もし掬星台でウグイスのように歌うオッサンがいたら「飛沫が飛ぶからやめてください」と言われるだろう。でもウグイスはマスクをしない。10:00〜17:00の間は歌ってはいけないという要請もされない(20:00以降は寝ているので歌わない)。ほんの数メートル先の木の上で歌うウグイス達の声に聴き入っていると、スナックのカウンターの端っこで健気に歌うオッサン自慢のこぶしが重なる(そういえばカウンターのことを止まり木と呼ぶ)。コロナ禍の折り、街で歌えなくなったオッサンたちが不憫でならない。

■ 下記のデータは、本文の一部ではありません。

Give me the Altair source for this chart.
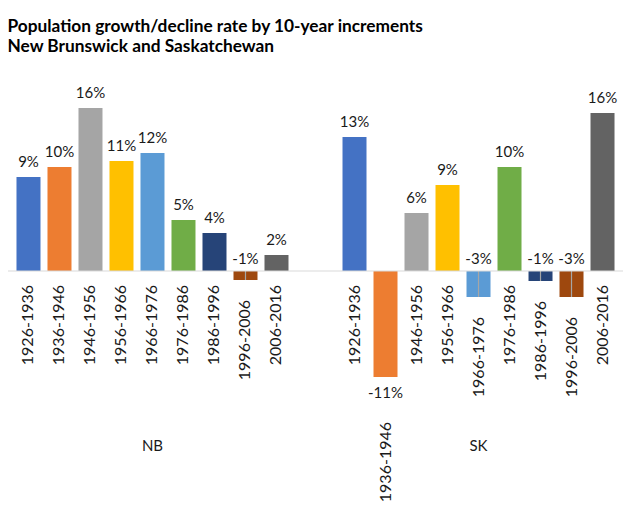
import altair as alt
import pandas as pd

periods = ["1926-1936", "1936-1946", "1946-1956", "1956-1966", "1966-1976",
           "1976-1986", "1986-1996", "1996-2006", "2006-2016"]
provinces = ["NB", "SK"]
nb_values = [9.4, 10.4, 16.3, 11.0, 11.8, 5.1, 3.8, -0.9, 1.6]
sk_values = [13.4, -10.6, 5.8, 8.6, -2.6, 10.4, -1.0, -2.6, 15.8]
colors = ["#4472C4", "#ED7D31", "#A5A5A5", "#FFC000", "#5B9BD5",
          "#70AD47", "#264478", "#9E480E", "#636363"]

rows = []
for p, vals in zip(provinces, [nb_values, sk_values]):
    for per, v in zip(periods, vals):
        rows.append({"prov": p, "period": per, "v": v})
df = pd.DataFrame(rows)

FONT = "Lato"
TXT = "#1a1a1a"

x = alt.X("prov:N", sort=provinces,
          scale=alt.Scale(paddingInner=0.1442, paddingOuter=0.0153),
          axis=alt.Axis(title=None, domain=False, ticks=False, labelAngle=0,
                        labelFont=FONT, labelFontSize=15, labelColor=TXT,
                        labelPadding=8, labelBaseline="top"))
xo = alt.XOffset("period:N", sort=periods,
                 scale=alt.Scale(paddingInner=0.2258, paddingOuter=0.1129))
yscale = alt.Scale(domain=[-15.9, 21.1], nice=False, zero=False)

base = alt.Chart(df).transform_calculate(
    label="round(datum.v) + '%'",
    low="min(0, datum.v)",
    zero="0",
)

bars = base.mark_bar().encode(
    x=x, xOffset=xo,
    y=alt.Y("v:Q", scale=yscale, axis=None),
    y2=alt.Y2("zero:Q"),
    color=alt.Color("period:N", sort=periods,
                    scale=alt.Scale(domain=periods, range=colors), legend=None),
)

leaders = base.transform_filter("datum.v < 0 && datum.v > -5").mark_rule(
    color="#A6A6A6", strokeWidth=1.2).encode(
    x=x, xOffset=xo,
    y=alt.Y("zero:Q", scale=yscale, axis=None),
    y2=alt.Y2("v:Q"),
)

val_pos = base.transform_filter("datum.v >= 0").mark_text(
    font=FONT, fontSize=15, color=TXT, baseline="alphabetic", dy=-10).encode(
    x=x, xOffset=xo, y=alt.Y("v:Q", scale=yscale, axis=None), text="label:N")

val_small_neg = base.transform_filter("datum.v < 0 && datum.v > -5").mark_text(
    font=FONT, fontSize=15, color=TXT, baseline="alphabetic", dy=-7).encode(
    x=x, xOffset=xo, y=alt.Y("zero:Q", scale=yscale, axis=None), text="label:N")

val_big_neg = base.transform_filter("datum.v <= -5").mark_text(
    font=FONT, fontSize=15, color=TXT, baseline="alphabetic", dy=21).encode(
    x=x, xOffset=xo, y=alt.Y("v:Q", scale=yscale, axis=None), text="label:N")

cat_pos = base.transform_filter("datum.v >= 0").mark_text(
    font=FONT, fontSize=16, color=TXT, angle=270, align="right",
    baseline="middle", dx=-14).encode(
    x=x, xOffset=xo, y=alt.Y("low:Q", scale=yscale, axis=None), text="period:N")

cat_small_neg = base.transform_filter("datum.v < 0 && datum.v > -5").mark_text(
    font=FONT, fontSize=16, color=TXT, angle=270, align="right",
    baseline="middle", dx=-20).encode(
    x=x, xOffset=xo, y=alt.Y("low:Q", scale=yscale, axis=None), text="period:N")

cat_big_neg = base.transform_filter("datum.v <= -5").mark_text(
    font=FONT, fontSize=16, color=TXT, angle=270, align="right",
    baseline="middle", dx=-45).encode(
    x=x, xOffset=xo, y=alt.Y("low:Q", scale=yscale, axis=None), text="period:N")

baseline = alt.Chart(pd.DataFrame({"z": [0]})).mark_rule(
    color="#D9D9D9", strokeWidth=1).encode(
    y=alt.Y("z:Q", scale=yscale, axis=None))

chart = alt.layer(
    bars, leaders, baseline, val_pos, val_small_neg, val_big_neg,
    cat_pos, cat_small_neg, cat_big_neg,
).resolve_scale(y="shared").properties(
    width=615, height=370,
    title=alt.Title(
        ["Population growth/decline rate by 10-year increments",
         "New Brunswick and Saskatchewan"],
        anchor="start", font=FONT, fontSize=17.3, fontWeight="bold",
        color="black", lineHeight=20, baseline="alphabetic", offset=-9),
    autosize=alt.AutoSizeParams(type="none"),
    padding={"left": 0, "right": 0, "top": 52, "bottom": 87},
).configure_view(strokeWidth=0)

chart.save("out.html", embed_options={"renderer": "svg", "actions": False})
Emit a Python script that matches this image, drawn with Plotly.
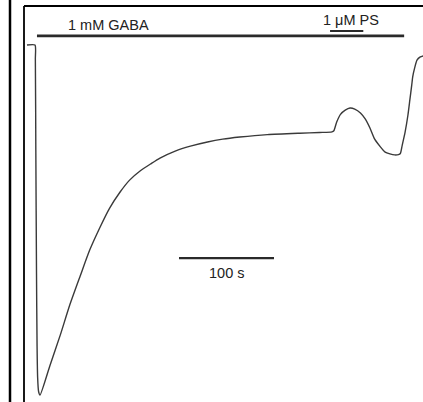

摩耶山へ行くのは、街より密にならないとかアウトドアで換気がいいといういわゆる感染対策が理由ではない。人間以外の自然が「ふつう」だから行くのだ。摩耶山では人間は少数で、自然が多数を占める。「ふつう」が異常を凌駕している。いつも通りにびっしりと密に花を咲かせる馬酔木、いつも通りに青空を突き抜けるように歌うウグイス、いつも通りにのんびり出歩く雲。誰も咎めないし、咎める理由もない。自然はただそこに「ふつう」に在る。「ふつう」に浸ってると右往左往している人間が馬鹿馬鹿しく思えてくる。神戸の人よ。山へ行きなさい。くだらないテレビを見て暗くなったり、閉まり続ける店のシャッターを嘆いたりするのはやめて、あなたのすぐそばにある山へ行きなさい。そっとマスクを外して酒を飲みなさい。そして(小さな声で)歌いなさい。山では人も少しだけ自然(ふつう)になれるはずだから。